The data on the registers would be accessible to regulators and other "competent authorities" without restriction, and banks and other "obliged entities" would also be able to access the information when conducting 'know your customer' (KYC) checks.
In addition, individuals that could demonstrate a "legitimate interest" in the data, such as journalists, could also gain access to the information, according to statements issued by the Parliament and the Italian presidency of the Council.
“The obligation placed upon EU member states to maintain central registers listing information on the ultimate beneficial owners of corporate and other legal entities, as well as trusts, will enable greater transparency in financial transactions," financial services litigation and compliance expert Michael Ruck of Pinsent Masons, the law firm behind Out-Law.com, said. "This will no doubt make it more difficult for transactions to mask money laundering activity."
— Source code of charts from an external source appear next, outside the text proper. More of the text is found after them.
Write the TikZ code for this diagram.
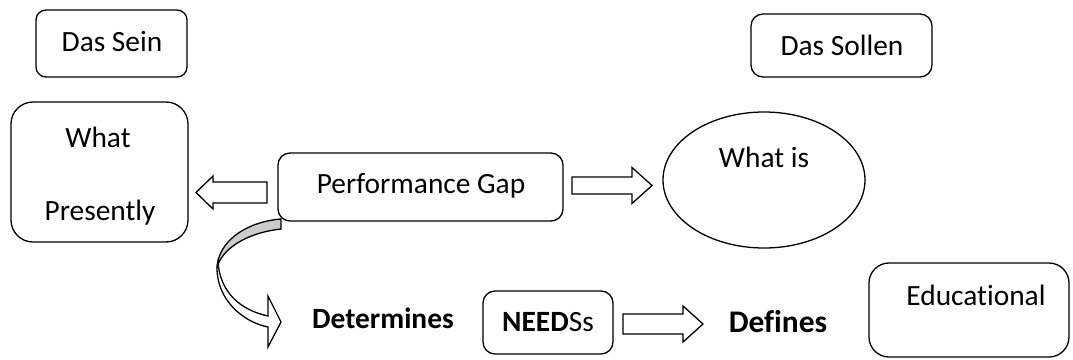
\documentclass[tikz,border=0pt]{standalone}
\usepackage{fontspec}
\setmainfont{Carlito}[Ligatures=NoCommon]
\usetikzlibrary{shapes.geometric}
\begin{document}
\begin{tikzpicture}[x=1pt,y=-1pt,
  line width=1.3pt,
  box/.style={draw,rectangle,inner sep=0pt,rounded corners=#1},
  box/.default=12pt,
  txt/.style={anchor=base,inner sep=0pt,font=\fontsize{29.4}{35}\selectfont},
  btxt/.style={txt,font=\fontsize{29.4}{35}\selectfont\bfseries},
  arrowline/.style={draw,line width=1.3pt,line join=miter,fill=white},
  pics/barrow/.style n args={4}{code={
    \path[arrowline] (0,-#3) -- (#1,-#3) -- (#1,-#4) -- (#1+#2,0)
      -- (#1,#4) -- (#1,#3) -- (0,#3) -- cycle;}}
]
\useasboundingbox (0,0) rectangle (1073,359);

% boxes
\node[box=10pt,minimum width=151pt,minimum height=67pt] (sein) at (111.5,43.5) {};
\node[box=22pt,minimum width=177pt,minimum height=140pt] (present) at (99.5,172) {};
\node[box,minimum width=285pt,minimum height=68pt] (gap) at (420.5,187) {};
\node[box,minimum width=181pt,minimum height=63pt] (sollen) at (841.5,45.5) {};
\node[draw,ellipse,inner sep=0pt,minimum width=202pt,minimum height=136pt] (whatis) at (764,180) {};
\node[box,minimum width=130pt,minimum height=63pt] (needs) at (548,322.5) {};
\node[box=20pt,minimum width=200pt,minimum height=94pt] (edu) at (969,310) {};

% texts
\node[txt] (tsein) at (112,51) {Das Sein};
\node[txt] (tsollen) at (842,55) {Das Sollen};
\node[txt] (twhat) at (98,147) {What};
\node[txt] (tpres) at (100,220) {Presently};
\node[txt] (tgap) at (421,193) {Performance Gap};
\node[txt] (twhatis) at (764,167) {What is};
\node[btxt] (tdet) at (383,328) {Determines};
\node[txt] (tneeds) at (548,331) {\textbf{NEED}Ss};
\node[btxt,font=\fontsize{31.5}{38}\selectfont\bfseries] (tdef) at (778,332) {Defines};
\node[txt] (tedu) at (976,305) {Educational};

% block arrows
\pic[rotate=180] at (267,192.5) {barrow={54}{17}{10.5}{16.5}};
\pic at (572,185.5) {barrow={60}{20}{8.5}{18}};
\pic at (623,324) {barrow={60}{20}{10}{18}};

% curved arrow below the gap box
\path[draw,fill=white,line join=miter]
  (217,268) .. controls (217,300) and (243,322) .. (268,327)
  -- (268,347) -- (281,322) -- (268,296) -- (268,316)
  .. controls (240,310) and (220,292) .. (218,262) -- cycle;
\path[draw,fill=gray!40,line join=miter]
  (281,219) .. controls (245,222) and (218,242) .. (217,268)
  .. controls (221,250) and (245,233) .. (281,229) -- cycle;
\end{tikzpicture}
\end{document}
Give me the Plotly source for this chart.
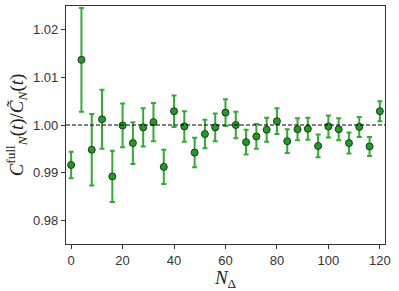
import plotly.graph_objects as go

n_delta = [0, 4, 8, 12, 16, 20, 24, 28, 32, 36, 40, 44, 48, 52, 56, 60,
           64, 68, 72, 76, 80, 84, 88, 92, 96, 100, 104, 108, 112, 116, 120]
ratio = [0.9916, 1.0137, 0.9948, 1.0012, 0.9892, 0.9999, 0.9962, 0.9995,
         1.0006, 0.9912, 1.0029, 0.9997, 0.9942, 0.9981, 0.9995, 1.0026,
         1.0000, 0.9964, 0.9976, 0.9990, 1.0008, 0.9966, 0.9991, 0.9992,
         0.9956, 0.9997, 0.9991, 0.9962, 0.9996, 0.9955, 1.0029]
err = [0.0028, 0.0109, 0.0075, 0.0062, 0.0054, 0.0046, 0.0044, 0.0040,
       0.0040, 0.0036, 0.0033, 0.0032, 0.0031, 0.0030, 0.0029, 0.0028,
       0.0028, 0.0026, 0.0026, 0.0025, 0.0027, 0.0025, 0.0023, 0.0023,
       0.0024, 0.0023, 0.0023, 0.0022, 0.0021, 0.0020, 0.0021]

x_ticks = [0, 20, 40, 60, 80, 100, 120]
y_ticks = [0.98, 0.99, 1.00, 1.01, 1.02]
y_tick_labels = ["0.98", "0.99", "1.00", "1.01", "1.02"]

fig = go.Figure()
fig.add_hline(y=1.0, line=dict(color="black", width=1, dash="4px,2px"))
fig.add_trace(go.Scatter(
    x=n_delta, y=ratio, mode="markers",
    error_y=dict(type="data", array=err, visible=True,
                 color="#33aa33", thickness=2, width=2.5),
    marker=dict(size=7, color="#239a23", line=dict(color="#1a3a1a", width=1)),
    showlegend=False,
))

axis_common = dict(showline=True, mirror=True, linecolor="#333333", linewidth=1.2,
                   ticks="outside", ticklen=4, tickcolor="#333333",
                   showgrid=False, zeroline=False, automargin=False,
                   tickfont=dict(family="Liberation Sans, Arial, sans-serif", size=13, color="#333333"))

fig.update_xaxes(range=[-2, 122], tickvals=x_ticks, **axis_common,
                 title=dict(text="<i>N</i><sub>Δ</sub>",
                            font=dict(family="Liberation Serif, serif", size=19, color="#222222"),
                            standoff=4))
fig.update_yaxes(range=[0.975, 1.025], tickvals=y_ticks, ticktext=y_tick_labels, **axis_common,
                 title=dict(text="<i>C</i><sup>full</sup><sub><i>N</i></sub>(<i>t</i>)/<i>C̃</i><sub><i>N</i></sub>(<i>t</i>)",
                            font=dict(family="Liberation Serif, serif", size=19, color="#222222"),
                            standoff=4))

fig.update_layout(width=399, height=291, margin=dict(l=66, r=14, t=6, b=47),
                  plot_bgcolor="white", paper_bgcolor="white")

fig.write_html("out.html", config={"displayModeBar": False},
               post_script="document.body.style.margin='0';document.body.style.padding='0';")
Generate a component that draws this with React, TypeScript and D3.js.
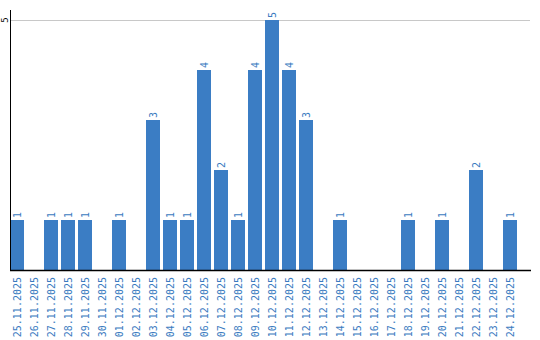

"This obligation will also make it easier for regulators and prosecutors to identify potential wrongdoing and to identify those businesses who are either intentionally or unknowingly caught up in illicit activity. Certain financial services firms will have access to a wider range of information in order to conduct customer due diligence and there is no doubt that they will have to ensure they take full advantage of this to avoid the wrath of regulators for failing to take appropriate steps to prevent financial crime," he said.
However, Ruck said that there are data protection concerns that must be taken into account when facilitating access to the register data to those pursuing a 'legitimate interest'.
"The wider availability of information including an individual’s name, month and year of birth, nationality, residency and details on ownership raise significant risks regarding inappropriate access or use of such personal data, in particular, due to the provision that this information will be accessible to people or organisations who can demonstrate a 'legitimate interest', such as investigative journalists and other concerned citizens," Ruck said.
"Only time will tell if these provisions extend to anyone placing their private residence in trust for their children upon their death being required to provide a range of personal data for storage on a central register. A balance must be found between addressing the risks of money laundering with the protection of each individual’s personal data and right to privacy," he said.
The expert said that financial services firms involved in transactions can expect to come under "significant scrutiny to identify the beneficial owners of those involved" and should expect to be on the end of "swift and significant action from prosecutors and regulators should they fail to meet the requirements".
A spokesperson for the European Parliament told Out-Law.com that the text of the new anti-money laundering rules agreed on by the Parliament and Council negotiators is not yet available. They said that it is likely to be January before the text is available, after the expected endorsement of the agreement by the Council's Permanent Representatives Committee (COREPER) and the European Parliament's Economic and Monetary Affairs and Civil Liberties, Justice and Home Affairs committees.
Final approval of the new rules is needed by a formal vote of the Parliament and the Council before the new regime can be introduced.